It is by no means clear that this functional area will be what we have called the library's systems department. As libraries move more into the electronic environment the historic tripartite division of libraries into public services, technical services and collection development continues, but in more fluid arrangements. People who combine bibliographic understanding, problem-solving abilities and process orientation have often been found in technical services. Similar librarians will take on the demanding new technical, collection and service responsibilities for long-term support of digital collections.
Fiscal Commitment: The permanent existence of a digital research collection will require assured continuity in operational funding. Almost any other library activity can survive a funding hiatus of a year or more. Acquisitions, building maintenance, and preservation can be suspended, or an entire staff can be dispersed and a library shut down for several years, and the artifactual collections will more or less survive. Digital collections, like the online catalog, require continual maintenance if they are to survive more than a very brief interruption of power, environmental control, backup, migration and related technical care.
Online catalogs offer a partial parallel. Their maintenance costs have reached a rough steady state, and the capital costs are decreasing relative to the capabilities provided. The catalog size will continue to increase, but catalog records are small relative to the information to which they refer. However, DRC's as a proportion of the library's supply of information will grow for the foreseeable future, and the quantity of information requiring care will become considerable (and much larger than the catalog). Storage costs are likely to continue to drop substantially for some time, which may make the financial burden manageable. (Staffing costs are not expected to increase, as most libraries now recognize that overall staff growth for any reason will not be allowed for some time; reassignments, however, are likely.)

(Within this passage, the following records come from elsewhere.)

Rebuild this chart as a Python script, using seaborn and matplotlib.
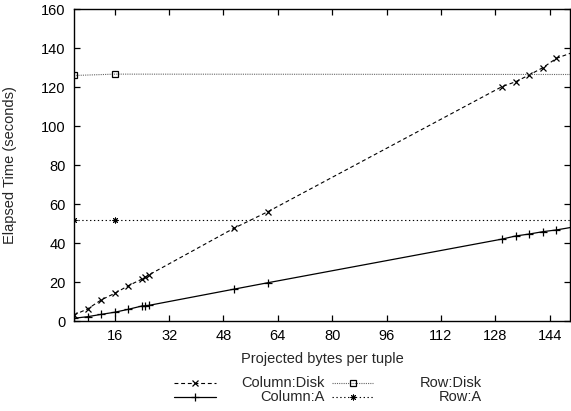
import matplotlib
matplotlib.use("Agg")
import matplotlib.pyplot as plt
from matplotlib.lines import Line2D
import seaborn as sns
import pandas as pd

# ---- data ----
col_x = [4, 8, 12, 16, 20, 24, 25, 26, 51, 61, 130, 134, 138, 142, 146, 152]
col_disk = [3.1, 6.2, 10.8, 14.2, 18.1, 21.5, 22.4, 23.6, 47.5, 56.0,
            120.2, 122.7, 126.2, 129.9, 134.7, 138.5]
col_a = [1.4, 2.2, 3.4, 4.5, 6.0, 7.7, 7.8, 8.0, 16.3, 19.6,
         42.0, 43.6, 44.6, 45.8, 46.7, 48.5]
row_x = [4, 16, 160]
row_disk = [125.9, 126.6, 126.4]
row_a = [51.8, 51.8, 51.8]

x_ticks = [16, 32, 48, 64, 80, 96, 112, 128, 144]
y_ticks = [0, 20, 40, 60, 80, 100, 120, 140, 160]

sns.set_style("ticks")
plt.rcParams["font.family"] = ["Liberation Sans", "DejaVu Sans"]
plt.rcParams["font.size"] = 10.5

W, H = 571, 411
fig = plt.figure(figsize=(W / 100, H / 100), dpi=100)
ax = fig.add_axes([74 / W, 1 - 321 / H, (570 - 74) / W, (321 - 9) / H])

styles = {
    "Column:Disk": dict(color="black", linestyle=(0, (3.5, 2.5)), marker="x",
                        markersize=5, markeredgewidth=0.9, linewidth=0.8,
                        markeredgecolor="black"),
    "Column:A": dict(color="black", linestyle="-", marker="+",
                     markersize=6, markeredgewidth=0.9, linewidth=0.9,
                     markeredgecolor="black"),
    "Row:Disk": dict(color="#666666", linestyle=(0, (1, 1)), marker="s",
                     markersize=4.5, markerfacecolor="none",
                     markeredgecolor="black", markeredgewidth=0.9, linewidth=0.8),
    "Row:A": dict(color="black", linestyle=(0, (1.2, 2.3)), marker=(8, 2, 0),
                  markersize=4.2, markeredgewidth=0.7, linewidth=0.8,
                  markeredgecolor="black"),
}

series = [
    ("Column:Disk", col_x, col_disk),
    ("Column:A", col_x, col_a),
    ("Row:Disk", row_x, row_disk),
    ("Row:A", row_x, row_a),
]
for name, xs, ys in series:
    df = pd.DataFrame({"x": xs, "y": ys})
    sns.lineplot(data=df, x="x", y="y", ax=ax, estimator=None, sort=False,
                 legend=False, **styles[name])

ax.set_xlim(4, 150)
ax.set_ylim(0, 160)
ax.set_xticks(x_ticks)
ax.set_yticks(y_ticks)
ax.tick_params(direction="in", length=4.5, width=0.9, top=True, right=True,
               labelsize=10.5, pad=6, colors="black")
for s in ax.spines.values():
    s.set_visible(True)
    s.set_linewidth(1.0)
    s.set_color("black")
ax.set_xlabel("Projected bytes per tuple", fontsize=10.5, labelpad=6)
ax.set_ylabel("Elapsed Time (seconds)", fontsize=10.5, labelpad=17)

# ---- gnuplot-style legend below the plot ----
cols = [(174, 216, 325), (332, 373, 482)]
rows = [383, 397]
order = [["Column:Disk", "Row:Disk"], ["Column:A", "Row:A"]]
for ri, yrow in enumerate(rows):
    for ci, (x0, x1, xt) in enumerate(cols):
        name = order[ri][ci]
        st = dict(styles[name])
        yy = 1 - yrow / H
        ln = Line2D([x0 / W, (x0 + x1) / 2 / W, x1 / W], [yy, yy, yy],
                    transform=fig.transFigure, markevery=[1], **st)
        fig.add_artist(ln)
        fig.text(xt / W, yy, name, ha="right", va="center", fontsize=10.5)

fig.savefig("out.png", dpi=100)
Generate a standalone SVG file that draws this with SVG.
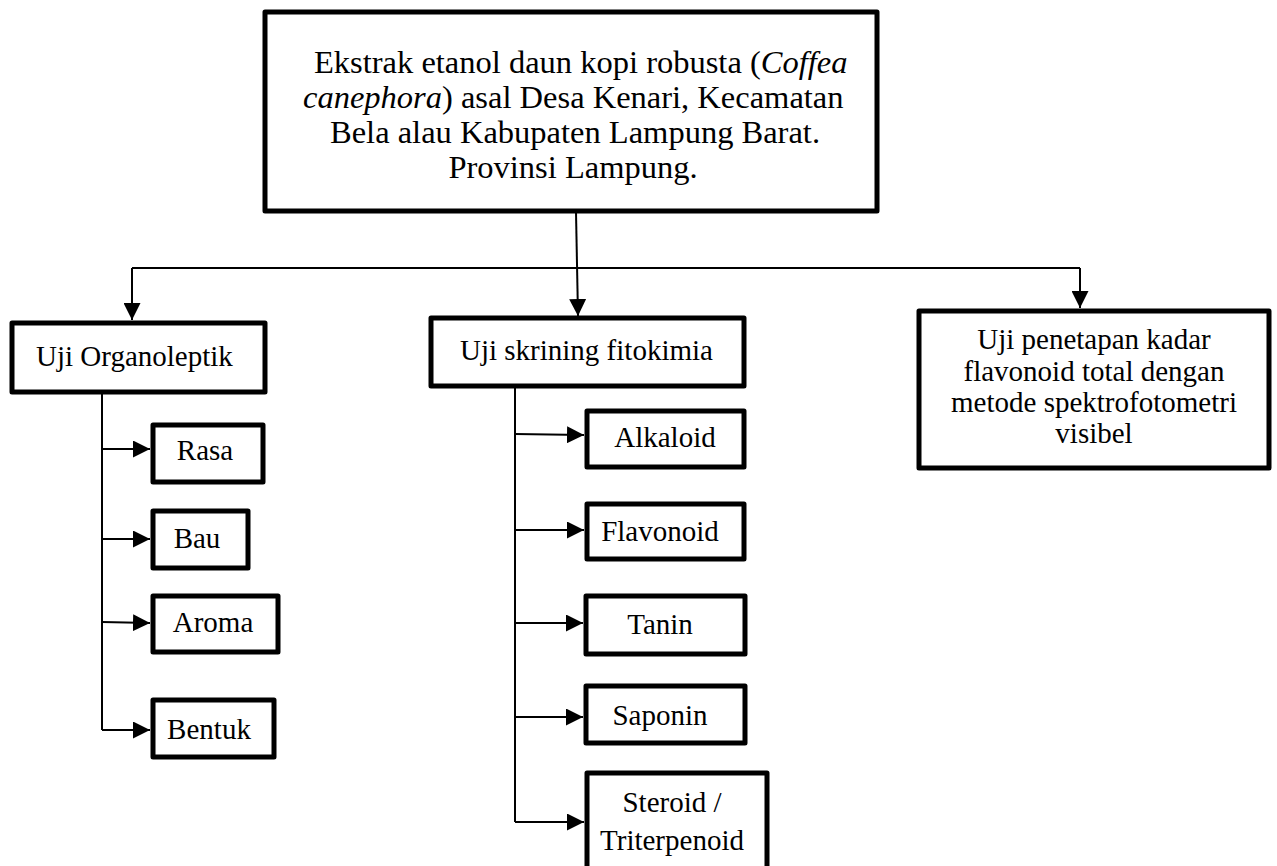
<svg xmlns="http://www.w3.org/2000/svg" width="1277" height="866" viewBox="0 0 1277 866">
<style>
.box{fill:#fff;stroke:#000;stroke-width:5;stroke-linejoin:round}
.t{font-family:"Liberation Serif","Times New Roman",serif;font-size:29px;fill:#000}
.big{font-size:32.5px}
.m{text-anchor:middle}
.c{fill:none;stroke:#000;stroke-width:2}
</style>
<defs>
<marker id="a" viewBox="0 0 14 14" refX="14" refY="7" markerWidth="17" markerHeight="17" markerUnits="userSpaceOnUse" orient="auto">
<path d="M0,0 L14,7 L0,14 Z" fill="#000"/>
</marker>
</defs>
<rect width="1277" height="866" fill="#fff"/>
<g id="connectors">
<path class="c" d="M576,212 L578,316" marker-end="url(#a)"/>
<path class="c" d="M132,268 L1080,268"/>
<path class="c" d="M132,268 L132,320" marker-end="url(#a)"/>
<path class="c" d="M1080,268 L1080,308" marker-end="url(#a)"/>
<path class="c" d="M102,393 L102,730"/>
<path class="c" d="M102,449 L150,449" marker-end="url(#a)"/>
<path class="c" d="M102,539 L150,539" marker-end="url(#a)"/>
<path class="c" d="M102,622 L150,623" marker-end="url(#a)"/>
<path class="c" d="M102,730 L150,730" marker-end="url(#a)"/>
<path class="c" d="M515,387 L515,822"/>
<path class="c" d="M515,434 L584,435" marker-end="url(#a)"/>
<path class="c" d="M515,530 L584,530" marker-end="url(#a)"/>
<path class="c" d="M515,623 L583,623" marker-end="url(#a)"/>
<path class="c" d="M515,717 L583,717" marker-end="url(#a)"/>
<path class="c" d="M515,822 L584,822" marker-end="url(#a)"/>
</g>
<g id="main">
<rect class="box" x="265" y="12" width="612" height="199"/>
<text class="t big" x="314" y="73">Ekstrak etanol daun kopi robusta (<tspan font-style="italic">Coffea</tspan></text>
<text class="t big" x="303" y="108"><tspan font-style="italic">canephora</tspan>) asal Desa Kenari, Kecamatan</text>
<text class="t big" x="330" y="143">Bela alau Kabupaten Lampung Barat.</text>
<text class="t big m" x="573" y="178">Provinsi Lampung.</text>
</g>
<g id="organoleptik">
<rect class="box" x="12" y="323" width="253" height="69"/>
<text class="t" x="36" y="366">Uji Organoleptik</text>
</g>
<g id="skrining">
<rect class="box" x="431" y="318" width="313" height="68"/>
<text class="t" x="460" y="360">Uji skrining fitokimia</text>
</g>
<g id="flavonoid-total">
<rect class="box" x="919" y="311" width="350" height="157"/>
<text class="t m" x="1094" y="349">Uji penetapan kadar</text>
<text class="t m" x="1094" y="381">flavonoid total dengan</text>
<text class="t m" x="1094" y="412">metode spektrofotometri</text>
<text class="t m" x="1094" y="443">visibel</text>
</g>
<g id="rasa">
<rect class="box" x="153" y="425" width="110" height="57"/>
<text class="t m" x="205" y="460">Rasa</text>
</g>
<g id="bau">
<rect class="box" x="153" y="511" width="95" height="57"/>
<text class="t m" x="197" y="548">Bau</text>
</g>
<g id="aroma">
<rect class="box" x="153" y="596" width="125" height="56"/>
<text class="t m" x="213" y="632">Aroma</text>
</g>
<g id="bentuk">
<rect class="box" x="153" y="700" width="121" height="57"/>
<text class="t m" x="209" y="739">Bentuk</text>
</g>
<g id="alkaloid">
<rect class="box" x="587" y="411" width="157" height="56"/>
<text class="t m" x="665" y="447">Alkaloid</text>
</g>
<g id="flavonoid">
<rect class="box" x="587" y="504" width="157" height="55"/>
<text class="t m" x="660" y="541">Flavonoid</text>
</g>
<g id="tanin">
<rect class="box" x="586" y="596" width="159" height="58"/>
<text class="t m" x="660" y="634">Tanin</text>
</g>
<g id="saponin">
<rect class="box" x="586" y="686" width="159" height="57"/>
<text class="t m" x="660" y="725">Saponin</text>
</g>
<g id="steroid">
<rect class="box" x="587" y="773" width="180" height="100"/>
<text class="t m" x="672" y="812">Steroid /</text>
<text class="t m" x="672" y="850">Triterpenoid</text>
</g>
</svg>
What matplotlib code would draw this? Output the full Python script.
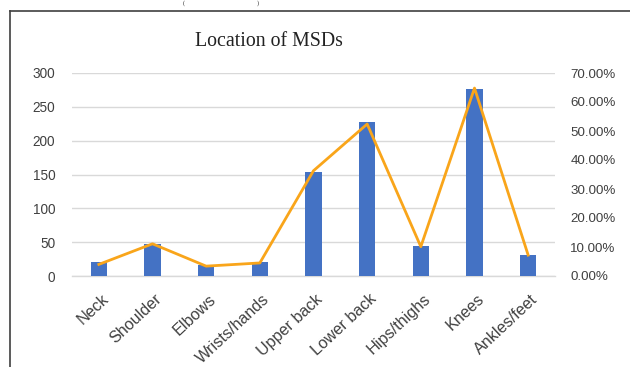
import matplotlib
matplotlib.use("Agg")
import matplotlib.pyplot as plt
from matplotlib.lines import Line2D
from matplotlib.ticker import FuncFormatter
from matplotlib.transforms import ScaledTranslation

categories = ["Neck", "Shoulder", "Elbows", "Wrists/hands", "Upper back",
              "Lower back", "Hips/thighs", "Knees", "Ankles/feet"]
counts = [21, 48, 16, 20, 154, 228, 44, 276, 31]
percents = [4.0, 11.1, 3.4, 4.5, 36.3, 52.4, 10.1, 64.8, 7.2]
left_ticks = [0, 50, 100, 150, 200, 250, 300]
right_ticks = [0, 10, 20, 30, 40, 50, 60, 70]

W, H = 630, 367
fig = plt.figure(figsize=(W / 100, H / 100), dpi=100)
fig.patch.set_facecolor("white")

ax = fig.add_axes([72 / W, 1 - 276 / H, (555 - 72) / W, (276 - 73) / H])
x = list(range(len(categories)))
ax.bar(x, counts, width=0.3, color="#4472C4", zorder=3)
ax.set_xlim(-0.5, len(categories) - 0.5)
ax.set_ylim(0, 300)
ax.set_yticks(left_ticks)
ax.grid(axis="y", color="#D9D9D9", linewidth=1.0, zorder=0)
for s in ["top", "right", "left"]:
    ax.spines[s].set_visible(False)
ax.spines["bottom"].set_color("#D9D9D9")
ax.spines["bottom"].set_linewidth(1.0)
ax.tick_params(axis="both", length=0, labelsize=9.8, labelcolor="#404040")
ax.tick_params(axis="y", pad=12)
ax.tick_params(axis="x", pad=11)
ax.set_xticks(x)
ax.set_xticklabels(categories, rotation=43, ha="right", rotation_mode="anchor",
                   fontfamily="Liberation Sans", fontsize=11.6)
offset = ScaledTranslation(2 / 100, 0, fig.dpi_scale_trans)
for lab in ax.get_xticklabels():
    lab.set_transform(lab.get_transform() + offset)
for lab in ax.get_yticklabels():
    lab.set_fontfamily("Liberation Sans")

ax2 = ax.twinx()
ax2.plot(x, percents, color="#F9A51A", linewidth=2.0, zorder=4)
ax2.set_ylim(0, 70)
ax2.set_yticks(right_ticks)
ax2.yaxis.set_major_formatter(FuncFormatter(lambda v, p: f"{v:.2f}%"))
for s in ["top", "right", "left", "bottom"]:
    ax2.spines[s].set_visible(False)
ax2.tick_params(axis="y", length=0, labelsize=9.6, labelcolor="#404040", pad=11)
for lab in ax2.get_yticklabels():
    lab.set_fontfamily("Liberation Sans")

# chart frame (cropped on right and bottom)
fig.add_artist(Line2D([10 / W, 10 / W], [0, 1 - 11 / H], color="#404040", linewidth=1.2))
fig.add_artist(Line2D([10 / W, 1], [1 - 11 / H, 1 - 11 / H], color="#404040", linewidth=1.2))

fig.text(269 / W, 1 - 41 / H, "Location of MSDs", ha="center", va="center",
         fontfamily="Liberation Serif", fontsize=14.3, color="#222222")
fig.text(184 / W, 1 - 0.5 / H, "(", ha="center", va="top",
         fontfamily="Liberation Serif", fontsize=4.5, color="#222222")
fig.text(258 / W, 1 - 0.5 / H, ")", ha="center", va="top",
         fontfamily="Liberation Serif", fontsize=4.5, color="#222222")

fig.savefig("out.png", dpi=100)
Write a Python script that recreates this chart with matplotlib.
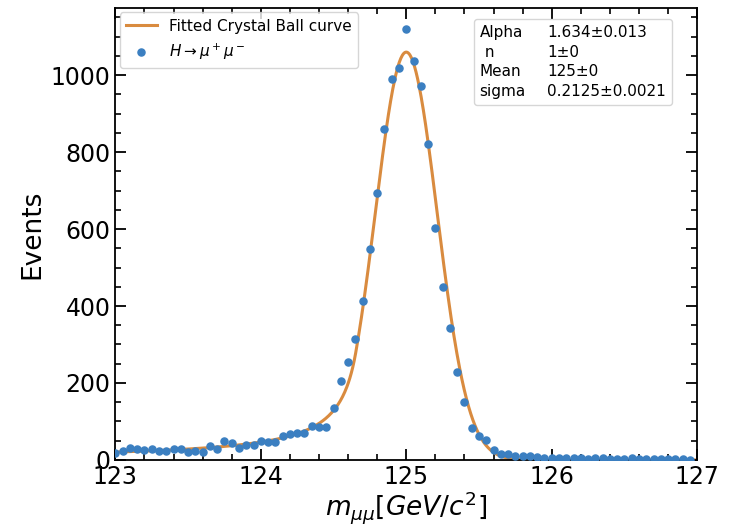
import numpy as np
import matplotlib
matplotlib.use('Agg')
import matplotlib.pyplot as plt
from matplotlib.lines import Line2D
from matplotlib.ticker import MultipleLocator

# binned dimuon mass (bin positions, 0.05 GeV apart)
mass_start = 123.0
mass_step = 0.05
events = [19, 22, 32, 29, 26, 29, 23, 23, 29, 29,
          20, 24, 20, 37, 29, 50, 43, 30, 40, 40,
          50, 47, 46, 61, 67, 69, 71, 88, 85, 85,
          134, 206, 254, 314, 414, 547, 695, 859, 991, 1020,
          1121, 1037, 971, 822, 602, 450, 342, 229, 151, 84,
          61, 51, 25, 15, 15, 11, 10, 9, 7, 6,
          5, 5, 4, 6, 4, 3, 4, 5, 3, 3,
          2, 4, 3, 2, 3, 2, 2, 3, 2, 1]
mass = mass_start + mass_step * np.arange(len(events))

# fit parameters as shown in the box
alpha, alpha_err = 1.634, 0.013
n_cb, n_err = 1, 0
mean, mean_err = 125, 0
sigma, sigma_err = 0.2125, 0.0021
amplitude = 1060

def crystal_ball(x, a, n, mu, s, norm):
    t = (x - mu) / s
    A = (n / a) ** n * np.exp(-a ** 2 / 2)
    B = n / a - a
    out = np.empty_like(x)
    core = t > -a
    out[core] = np.exp(-t[core] ** 2 / 2)
    out[~core] = A * (B - t[~core]) ** (-n)
    return norm * out

x_fit = np.linspace(123, 127, 800)
y_fit = crystal_ball(x_fit, alpha, n_cb, mean, sigma, amplitude)

fig = plt.figure(figsize=(7.3, 5.25), dpi=100)
ax = fig.add_axes([0.158, 0.124, 0.797, 0.861])

ax.plot(x_fit, y_fit, color='#d98b3f', lw=2.2, label='Fitted Crystal Ball curve')
ax.scatter(mass, events, s=26, color='#3b7fc1', zorder=3,
           label=r'$H \rightarrow \mu^+\mu^-$')

ax.set_xlim(123, 127)
ax.set_ylim(0, 1175)
ax.xaxis.set_major_locator(MultipleLocator(1))
ax.xaxis.set_minor_locator(MultipleLocator(0.2))
ax.yaxis.set_major_locator(MultipleLocator(200))
ax.yaxis.set_minor_locator(MultipleLocator(50))
ax.tick_params(which='both', direction='in', top=True, right=True, labelsize=17)
ax.tick_params(which='major', length=8, width=1.3)
ax.tick_params(which='minor', length=4, width=1.2)
for sp in ax.spines.values():
    sp.set_linewidth(1.3)

ax.set_xlabel(r'$m_{\mu\mu} [GeV/c^2]$', fontsize=19, labelpad=0)
ax.set_ylabel('Events', fontsize=19)

leg1 = ax.legend(loc='upper left', fontsize=11, borderaxespad=0.3)
ax.add_artist(leg1)

# parameter box as a handle-less two column legend
names = ['Alpha', ' n', 'Mean', 'sigma']
values = [f'{alpha}±{alpha_err}', f'{n_cb}±{n_err}',
          f'{mean}±{mean_err}', f'{sigma}±{sigma_err}']
blank = [Line2D([], [], alpha=0) for _ in range(8)]
ax.legend(blank, names + values, ncol=2, loc='upper right',
          bbox_to_anchor=(0.957, 0.975), borderaxespad=0, fontsize=11,
          handlelength=0, handletextpad=0, columnspacing=1.4, labelspacing=0.3)

plt.savefig('out.png', dpi=100)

Long term funding will be required to assure long term care. Libraries and their parent institutions will need to develop new fiscal tools and use familiar fiscal tools for new purposes. Public institutions with their constraints to annual funding will have particular difficulties; existing procedures for capital or plant funding may provide precedents. One familiar technique is the endowment. It has been difficult to obtain private funding for endowments of concepts and services rather than books and mortar, but it is possible; and institutions might also build endowments out of operating funds over periods of time.
Some revenue streams associated with DRC's may be practical. Consortial arrangements may allow for lease or purchase of shares in a DRC. Shorter-term access might be provided to other institutions on a usage basis. Access could be sold to certain classes of users, e.g. businesses, non-local clienteles, or specific information projects. Relations with publishers, presently difficult to perceive through the mists of intellectual property, might result in fee income for storage of electronically published materials during the copyright lifetime in which publishers collect usage fees. With commitment and imagination long term fiscal tools will be found.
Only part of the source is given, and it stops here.